With California in the midst of an historic drought emergency, the governor is calling for a 20% reduction in domestic water use, but so far there have been no compulsory restrictions and Californians haven’t cut back water use significantly. Many prefer to blame our politicians.

It’s amazing how much domestic water we use. When I ask people how much water a typical California home with a family of four consumes per year, people usually underestimate it by a factor of at least 10. Studies show that a typical California home uses nearly 180,000 gallons of water per year (one third what it takes to fill an Olympic-size swimming pool); 70% of which is used for landscaping! Our home currently uses around 140,000 gallons per year and we hope to reduce our water consumption by 15% by using gray water to water our fruit trees.
Pre-filter with wood chips
and diverter to main sewer
(when needed)
Our grey water comes from our bath tub, sinks, washing machine and dish washer. It's a fairly basic system, like the one in this picture. The water cycles to a pre-filter that uses wood chips to purify the water, and then goes to an underground system using pea gravel to disperse the water among our trees.

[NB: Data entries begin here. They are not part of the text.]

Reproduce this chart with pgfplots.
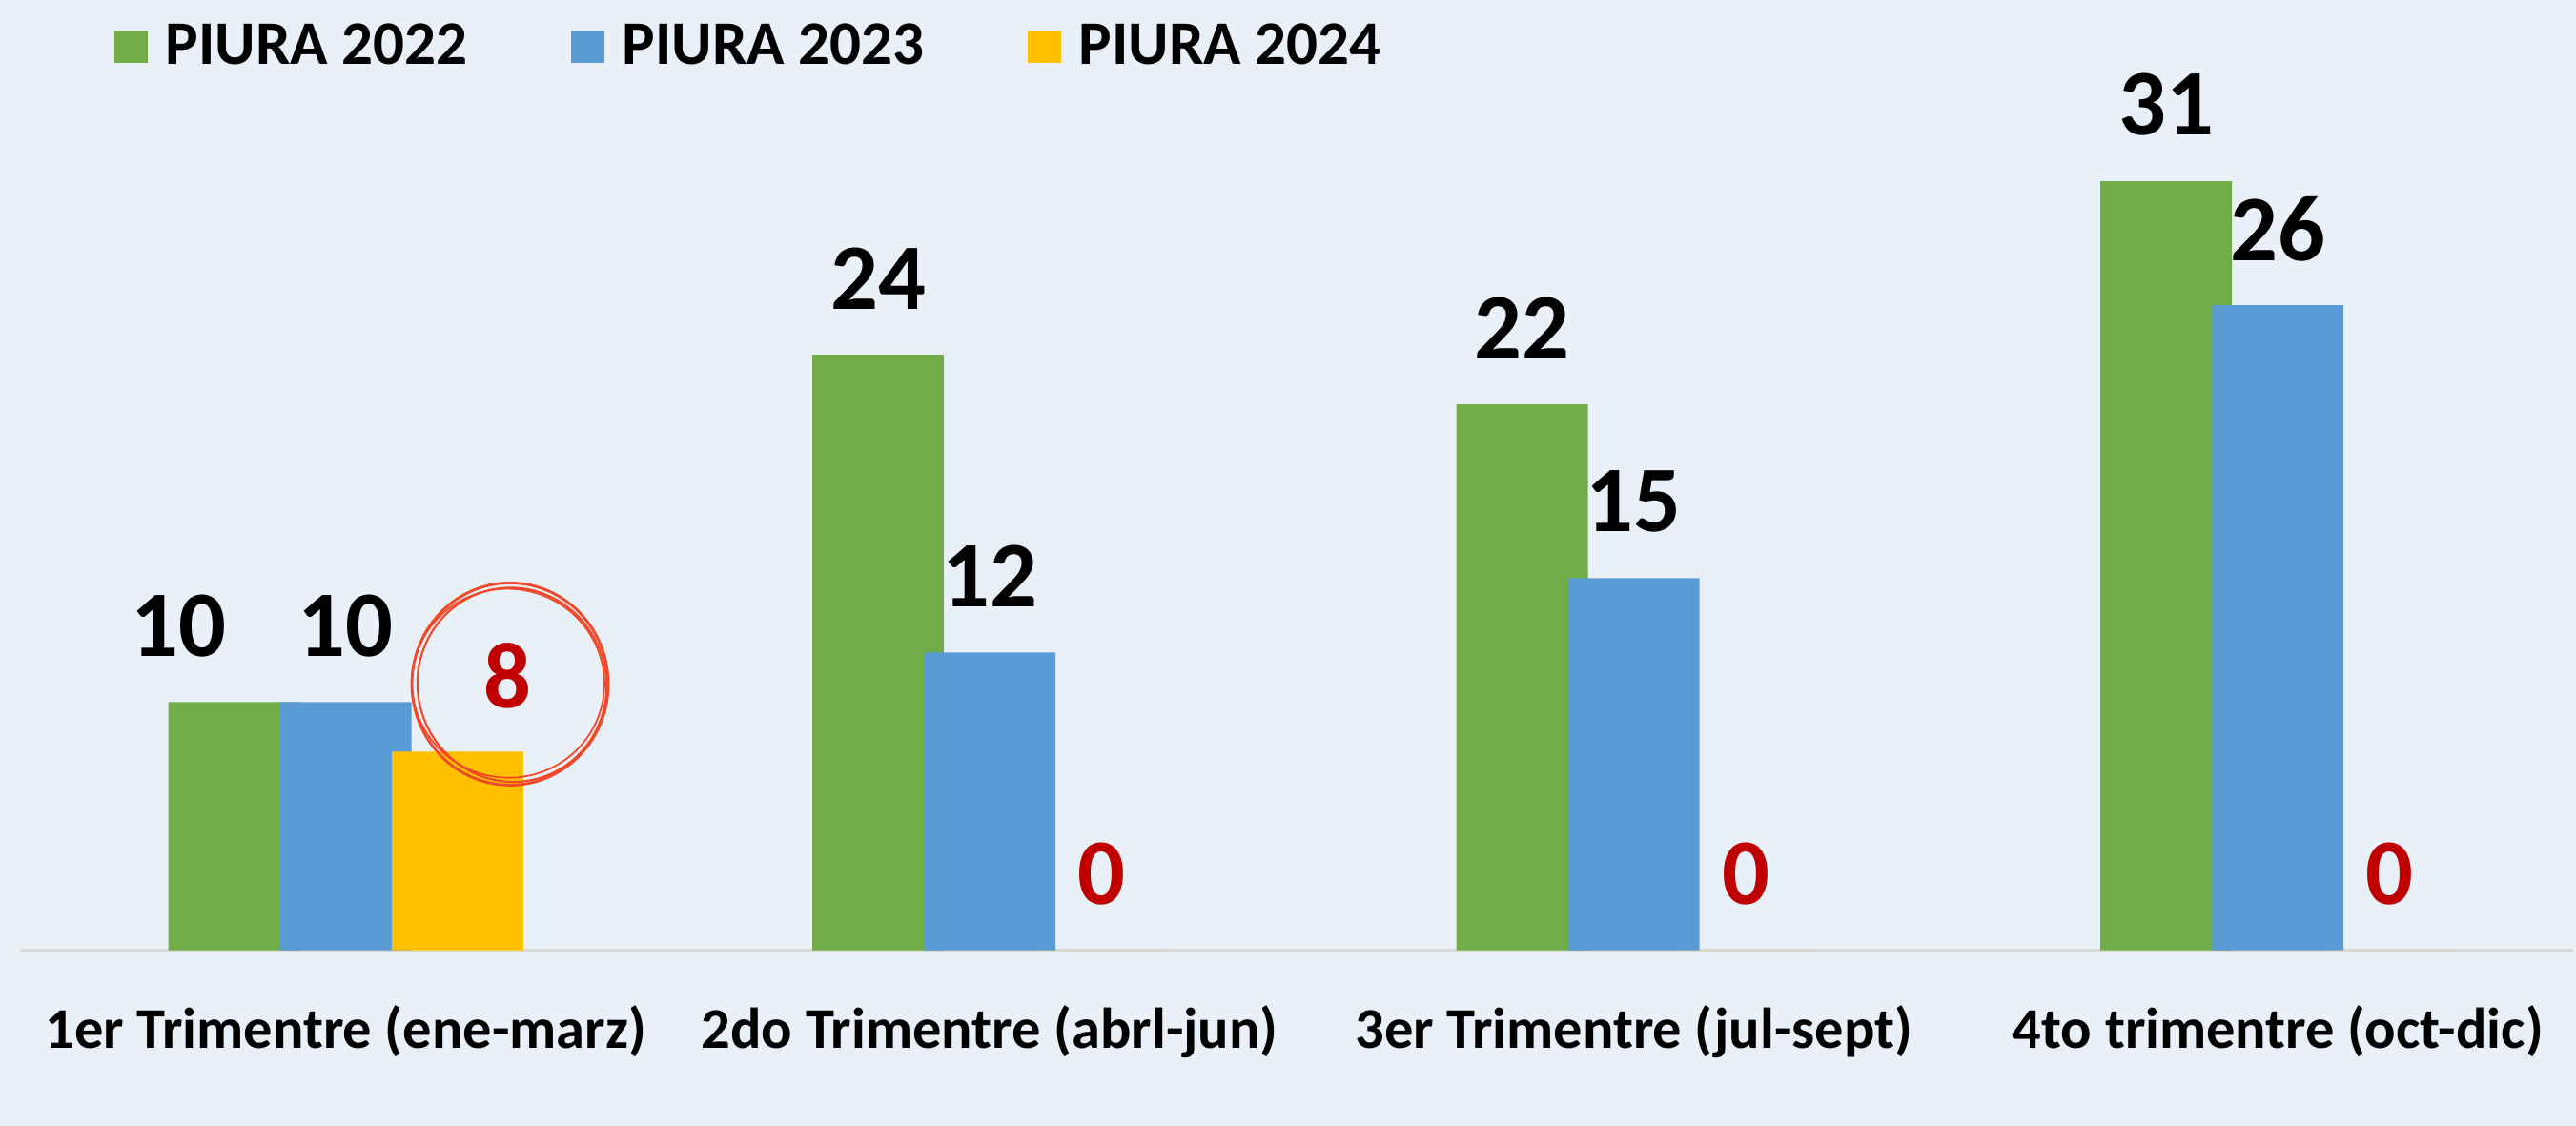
\documentclass[border=0pt]{standalone}
\usepackage{fontspec}
\setmainfont{Carlito}
\usepackage{pgfplots}
\usepackage{pgfplotstable}
\pgfplotsset{compat=1.18}
\definecolor{bg}{RGB}{233,240,248}
\definecolor{cgreen}{RGB}{112,173,71}
\definecolor{cblue}{RGB}{91,155,213}
\definecolor{cyellow}{RGB}{255,192,0}
\definecolor{cred}{RGB}{192,0,0}
\definecolor{ccircle}{RGB}{240,72,40}

\pgfplotstableread{
x y dx
-0.1735 10 -16.5
0.8265 24 0
1.8265 22 0
2.8265 31 0
}\tgreen
\pgfplotstableread{
x y dx
0 10 0
1 12 0
2 15 0
3 26 0
}\tblue
\pgfplotstableread{
x y dx
0.1735 8 15
1.1735 0 0
2.1735 0 0
3.1735 0 0
}\tyellow

\begin{document}
\begin{tikzpicture}
\fill[bg] (0,0) rectangle (27.02cm,11.81cm);
\begin{axis}[
  at={(0.2068cm,1.8438cm)}, anchor=south west,
  scale only axis, width=26.784cm, height=9.367cm,
  xmin=-0.5064, xmax=3.4586, ymin=0, ymax=36,
  axis x line=bottom, axis y line=none,
  x axis line style={-, draw=black!15, line width=1.2pt},
  xtick={0,1,2,3},
  xticklabels={1er Trimentre (ene-marz), 2do Trimentre (abrl-jun), 3er Trimentre (jul-sept), 4to trimentre (oct-dic)},
  major tick length=0pt,
  xticklabel style={font=\fontsize{17.2}{20}\selectfont\bfseries, anchor=base, yshift=-1.03cm},
  ytick=\empty,
  ybar, bar width=0.204, bar shift=0pt,
  legend image code/.code={\fill[#1] (0cm,-0.17cm) rectangle (0.35cm,0.17cm); \path (0.47cm,0);},
  legend columns=3,
  legend style={at={(0.0367,1.0117)}, anchor=west, draw=none, fill=none, inner xsep=0pt,
    font=\fontsize{18.5}{20}\selectfont\bfseries,
    /tikz/every even column/.append style={column sep=1.01cm}},
  nodes near coords,
  /pgf/number format/assume math mode=true,
  visualization depends on={\thisrow{dx}\as\dx},
  every node near coord/.append style={font=\fontsize{28}{30}\selectfont\bfseries, anchor=center, yshift=0.8cm, xshift=\dx pt},
]
\addplot[fill=cgreen, draw=none] table[x=x,y=y] {\tgreen};
\addlegendentry{PIURA 2022}
\addplot[fill=cblue, draw=none] table[x=x,y=y] {\tblue};
\addlegendentry{PIURA 2023}
\addplot[fill=cyellow, draw=none, nodes near coords style={text=cred}] table[x=x,y=y] {\tyellow};
\addlegendentry{PIURA 2024}
\draw[ccircle, line width=0.8pt] (axis cs:0.255,10.73) ellipse [x radius=1.03cm, y radius=1.06cm];
\draw[ccircle, line width=0.6pt] (axis cs:0.258,10.70) ellipse [x radius=0.99cm, y radius=1.02cm, rotate=15];
\draw[ccircle, line width=0.5pt] (axis cs:0.252,10.76) ellipse [x radius=1.01cm, y radius=0.99cm, rotate=-10];
\end{axis}
\pgfresetboundingbox
\path[use as bounding box] (0,0) rectangle (27.02cm,11.81cm);
\end{tikzpicture}
\end{document}
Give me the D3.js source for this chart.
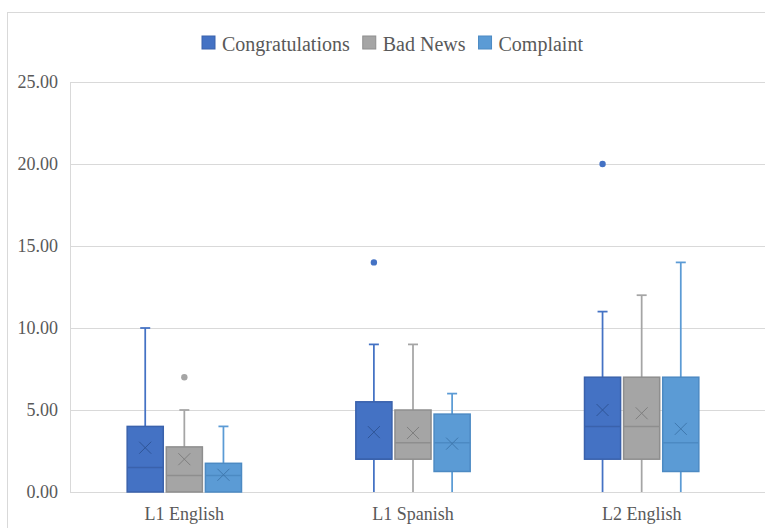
<!DOCTYPE html>
<html>
<head>
<meta charset="utf-8">
<script src="https://cdn.jsdelivr.net/npm/d3@7"></script>
<style>
  html, body { margin: 0; padding: 0; background: #ffffff; }
  svg { display: block; }
</style>
</head>
<body>
<svg id="chart" width="765" height="528"></svg>
<script>
// ---- data ----
const categories = ["L1 English", "L1 Spanish", "L2 English"];
const seriesNames = ["Congratulations", "Bad News", "Complaint"];
const seriesFill = ["#4472C4", "#A5A5A5", "#5B9BD5"];
const seriesStroke = ["#3A62AC", "#8E8E8E", "#4C8AC3"];
const markStroke = ["#2F5597", "#7F7F7F", "#3F78AE"];
const yTicks = [0, 5, 10, 15, 20, 25];

// indexed [series][category]
const lowWhisker = [[0, 0, 0], [0, 0, 0], [0, 0, 0]];
const q1Values   = [[0, 2, 2], [0, 2, 2], [0, 1.25, 1.25]];
const medians    = [[1.5, 2, 4], [1, 3, 4], [1, 3, 3]];
const q3Values   = [[4, 5.5, 7], [2.75, 5, 7], [1.75, 4.75, 7]];
const highWhisker = [[10, 9, 11], [5, 9, 12], [4, 6, 14]];
const means      = [[2.7, 3.65, 5], [2.0, 3.6, 4.8], [1.05, 2.95, 3.85]];
const outliers   = [[[], [14], [20]], [[7], [], []], [[], [], []]];

// ---- layout ----
const FONT = "'Liberation Serif', 'Times New Roman', serif";
const TEXT_COLOR = "#595959";
const svg = d3.select("#chart");
const plotLeft = 70, plotRight = 756, plotTop = 82, plotBottom = 492;

// outer chart border
svg.append("rect").attr("x", 7.5).attr("y", 12.5).attr("width", 800).attr("height", 600)
  .attr("fill", "none").attr("stroke", "#d9d9d9").attr("stroke-width", 1);

const x = d3.scaleBand().domain(categories).range([plotLeft, plotRight]).padding(0);
const xi = d3.scaleBand().domain(seriesNames)
  .range([x.bandwidth() * 0.25, x.bandwidth() * 0.75]).paddingInner(0.077).paddingOuter(0);
const y = d3.scaleLinear().domain([0, 25]).range([plotBottom, plotTop]);

// gridlines + y labels
const yAxis = d3.axisLeft(y).tickValues(yTicks).tickSize(-(765 - plotLeft)).tickFormat(d3.format(".2f")).tickPadding(12);
const gy = svg.append("g").attr("transform", `translate(${plotLeft},0)`).call(yAxis);
gy.attr("font-family", null);
gy.select(".domain").attr("stroke", "#d9d9d9");
gy.selectAll(".tick line").attr("stroke", "#d9d9d9").attr("stroke-width", 1);
gy.selectAll(".tick text").attr("font-size", 18).attr("fill", TEXT_COLOR)
  .style("font-family", FONT);

// x labels
const xAxis = d3.axisBottom(x).tickSize(0).tickPadding(15);
const gx = svg.append("g").attr("transform", `translate(0,${plotBottom})`).call(xAxis);
gx.attr("font-family", null);
gx.select(".domain").remove();
gx.selectAll(".tick text").attr("font-size", 18).attr("fill", TEXT_COLOR)
  .style("font-family", FONT);

// boxes
const boxes = [];
seriesNames.forEach((s, si) => {
  categories.forEach((c, ci) => {
    boxes.push({
      s, si, c, ci,
      lo: lowWhisker[si][ci], q1: q1Values[si][ci], med: medians[si][ci],
      q3: q3Values[si][ci], hi: highWhisker[si][ci], mean: means[si][ci],
      out: outliers[si][ci]
    });
  });
});

const g = svg.append("g");
const bw = xi.bandwidth();
const capW = 10, xSize = 6;

boxes.forEach(b => {
  const x0 = x(b.c) + xi(b.s);
  const cx = x0 + bw / 2;
  const gg = g.append("g");
  // whiskers
  gg.append("line").attr("x1", cx).attr("x2", cx).attr("y1", y(b.hi)).attr("y2", y(b.q3))
    .attr("stroke", seriesFill[b.si]).attr("stroke-width", 1.75);
  gg.append("line").attr("x1", cx).attr("x2", cx).attr("y1", y(b.q1)).attr("y2", y(b.lo))
    .attr("stroke", seriesFill[b.si]).attr("stroke-width", 1.75);
  gg.append("line").attr("x1", cx - capW / 2).attr("x2", cx + capW / 2).attr("y1", y(b.hi)).attr("y2", y(b.hi))
    .attr("stroke", seriesFill[b.si]).attr("stroke-width", 1.75);
  // box
  gg.append("rect").attr("x", x0).attr("y", y(b.q3)).attr("width", bw).attr("height", y(b.q1) - y(b.q3))
    .attr("fill", seriesFill[b.si]).attr("stroke", seriesStroke[b.si]).attr("stroke-width", 1.5);
  // median
  gg.append("line").attr("x1", x0).attr("x2", x0 + bw).attr("y1", y(b.med)).attr("y2", y(b.med))
    .attr("stroke", seriesStroke[b.si]).attr("stroke-width", 1.5);
  // mean X
  const my = y(b.mean);
  gg.append("path")
    .attr("d", `M${cx - xSize},${my - xSize}L${cx + xSize},${my + xSize}M${cx - xSize},${my + xSize}L${cx + xSize},${my - xSize}`)
    .attr("stroke", markStroke[b.si]).attr("stroke-width", 1).attr("fill", "none");
  // outliers
  b.out.forEach(v => {
    gg.append("circle").attr("cx", cx).attr("cy", y(v)).attr("r", 3.2).attr("fill", seriesFill[b.si]);
  });
});

// legend
const leg = svg.append("g").attr("transform", "translate(202,0)");
let lx = 0;
seriesNames.forEach((s, i) => {
  leg.append("rect").attr("x", lx).attr("y", 36).attr("width", 13).attr("height", 13)
    .attr("fill", seriesFill[i]).attr("stroke", seriesStroke[i]).attr("stroke-width", 1);
  const t = leg.append("text").attr("x", lx + 20).attr("y", 51).attr("font-size", 20)
    .attr("fill", TEXT_COLOR).style("font-family", FONT).text(s);
  lx += 20 + t.node().getComputedTextLength() + 13;
});
</script>
</body>
</html>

To use gray water, we have to change our whole approach to cleaning products. We can no longer use products containing boron, salt, chlorine bleach, phosphates, etc. We have discovered that the safest (and cheapest) cleaning products to use are those our grandparents used to clean their homes: vinegar, baking soda, lemon oil, ammonia and "pure" Castile soap like Dr. Bronner’s.

We also hope to reduce our water consumption by another 10-15% by removing 70% of our lawn and replacing it with drought tolerant plants. We plan to do that project later this summer, when the city raises its incentive for turf removal from $1 to $2 per square foot.

“It's not easy being green,” said Kermit the frog. Nor is it cheap. Our gray water and lawn conversion will cost at least 4 K. But it is fun, and it feels good, to find ways to live green and to be water wise. I am sure that Kermit and his amphibian friends would appreciate our efforts.


  1. The Southwest has seen its worst drought in years, notwithstanding the downpour that might help things in the long run. While the steps you took may look pricey, it will be worth it once the water supply takes a hit once more. Also, your idea for the lawn has a lot of merit to it. It's a great way to sustaining a green facade without consuming a lot of water to keep them alive. Thank you for sharing these ideas, and hopefully other people pick up on it too. Cheers!